通常訴訟は、代理人として弁護士に手続きを依頼することが一般的です。140万円以下の紛争は簡易裁判所で、140万円を超える紛争は地方裁判所で行われます。訴訟の途中で、話し合いにより解決を図る和解に移行することも可能です。

紛争の対象となる金額が60万円以下の場合には、通常訴訟と比べて手続きが簡素化された少額訴訟の提起もできます。

強制執行を行う

強制執行とは、強制的に債権を回収する手続きです。和解や勝訴判決を得ても相手方から支払いが実行されない場合などに、裁判所への申し立てにより手続きが行われます。

強制執行により、裁判所の差押命令に基づき、取引相手の銀行口座などの差し押さえが行われ、直接取り立てられるようになります。

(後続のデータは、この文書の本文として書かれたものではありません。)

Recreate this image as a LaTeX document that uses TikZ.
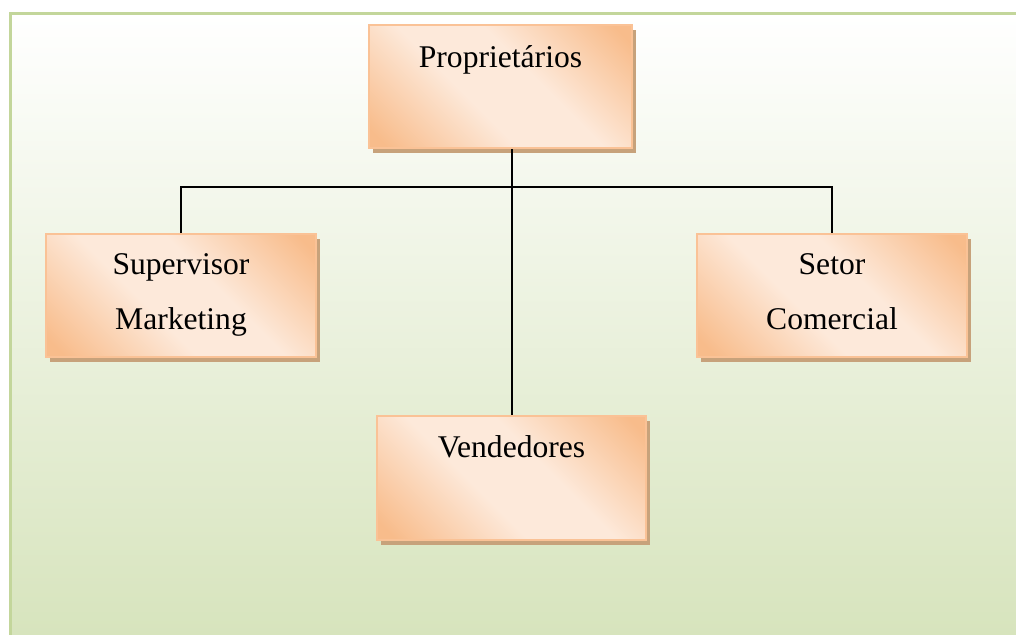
\documentclass[tikz,border=0pt]{standalone}
\usepackage{fontspec}
\setmainfont{Liberation Serif}
\usetikzlibrary{positioning,shadows}
\definecolor{framegreen}{HTML}{C3D69B}
\definecolor{bggreen}{HTML}{D7E4BD}
\definecolor{boxorange}{HTML}{F8BC8B}
\definecolor{boxlight}{HTML}{FDE9DA}
\definecolor{boxedge}{HTML}{FAC296}
\definecolor{boxshadow}{HTML}{C7A27B}
\pgfdeclarehorizontalshading{peach}{100bp}{color(0bp)=(boxorange); color(18bp)=(boxorange); color(42bp)=(boxlight); color(58bp)=(boxlight); color(82bp)=(boxorange); color(100bp)=(boxorange)}
\begin{document}
\begin{tikzpicture}[
			x=1pt, y=-1pt,
			box/.style={rectangle, draw=boxedge, line width=2pt, shading=peach, shading angle=45,
				minimum height=123pt, inner sep=0pt,
				drop shadow={shadow xshift=4pt, shadow yshift=-5pt, fill=boxshadow, opacity=1}},
			lbl/.style={font=\fontsize{31.6}{55}\selectfont, align=center, inner sep=0pt, anchor=base},
			link/.style={black, line width=2pt}
			]
			\useasboundingbox (0,0) rectangle (1016,634);
			% background panel
			\shade[top color=white, bottom color=bggreen] (10.5,13.5) rectangle (1017,635);
			\draw[framegreen, line width=3pt] (10.5,636) -- (10.5,13.5) -- (1017,13.5);
			% boxes
			\node[box, minimum width=263pt] (prop) at (500.5,86.5) {};
			\node[box, minimum width=270pt] (sup) at (181,295.5) {};
			\node[box, minimum width=270pt] (setor) at (832,295.5) {};
			\node[box, minimum width=269pt, minimum height=124pt] (vend) at (511.5,478) {};
			% texts (base = last line)
			\node[lbl] (prop-txt) at ([yshift=-43pt]prop.north) {Proprietários};
			\node[lbl] (sup-txt) at ([yshift=-96pt]sup.north) {Supervisor\\Marketing};
			\node[lbl] (setor-txt) at ([yshift=-96pt]setor.north) {Setor\\Comercial};
			\node[lbl] (vend-txt) at ([yshift=-42pt]vend.north) {Vendedores};
			% connectors
			\coordinate (bar) at (512,187);
			\draw[link] (sup.north) |- (bar) -| (setor.north);
			\draw[link] (prop.south -| vend.north) -- (vend.north);
		\end{tikzpicture}
\end{document}
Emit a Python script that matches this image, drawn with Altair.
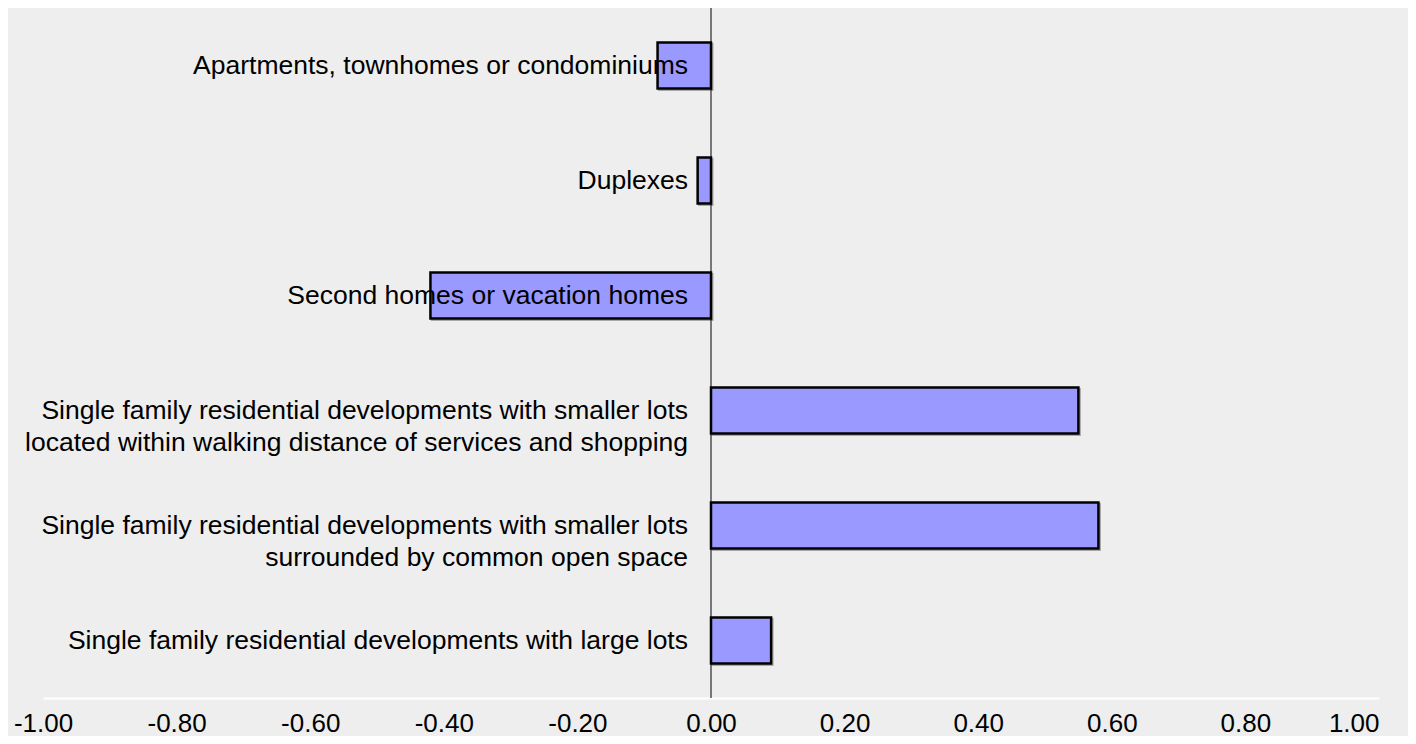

強制執行にあたっては、取引相手の資産状況の調査が必要です。相手の財産状況次第では、強制執行をしても十分に回収できないことがあるためです。

未回収債権の発生を事前に回避するには?

未回収債権を抱え込まないためにできる主な対策を紹介します。

相手の支払い能力や過去の返済履歴を事前に確認する

はじめて取引をする相手や過去の取引から間隔の空いた相手との取引については、特に慎重に進めていくことが大切です。多額の掛取引が生じる可能性がある場合には、事前に取引相手について調査をしておくことで、未回収債権のリスクを軽減できます。

調査内容としては、過去に取引があった場合は、過去の返済履歴に問題がないか確認することが考えられます。取引相手の決算書を確認できる場合は、決算書から財務状況に問題がないか確認することもできるでしょう。信用力をあらゆる角度から確かめたい場合は、外部の信用調査会社に調査を依頼することもできます。

支払期限や遅延時の対応を明確にする

未回収債権を回避するためにも、支払期限は明確に定めておくことが重要です。BtoBの取引の場合、取引先と話し合いをするなどして支払期限を定めます。支払漏れのないように、請求書を発行する際に支払期限を明記しておくとよいでしょう。

また、未回収債権が発生した際に、社内での対応を明確にしておくことも必要です。例えば、支払期限経過から3営業日以内に電話で取引先に確認を入れる、必要に応じて支払期限を○日以内に再設定するなど、社内でのルールを決めておきましょう。

ファクタリングサービスを利用する

ファクタリングサービスには、買取型と保証型があります。買取型は、自社の売掛債権を買い取ってもらう方法です。早期の現金化により資金繰りを改善できます。償還請求権なしの契約であれば、取引先が倒産するなどして回収が難しくなった場合でも、自社に支払義務が生じることはありません。保証型は、保証料を支払うことで、売掛債権の回収が難しくなった場合でも支払いの保証を受けられるサービスです。未回収債権の発生を防止することができます。

未回収債権はできるだけ発生させないことが重要

未回収債権は、取引先の確認ミスや取引先の経営状況の悪化などの理由で発生します。状況によっては回収が難しくなることもあるため、事前に発生させないようにすることが重要です。遅延が発生した場合の社内でのルールを定めておく、大口の取引やはじめての取引については取引先の調査を十分に行うなど、対策を決めておきましょう。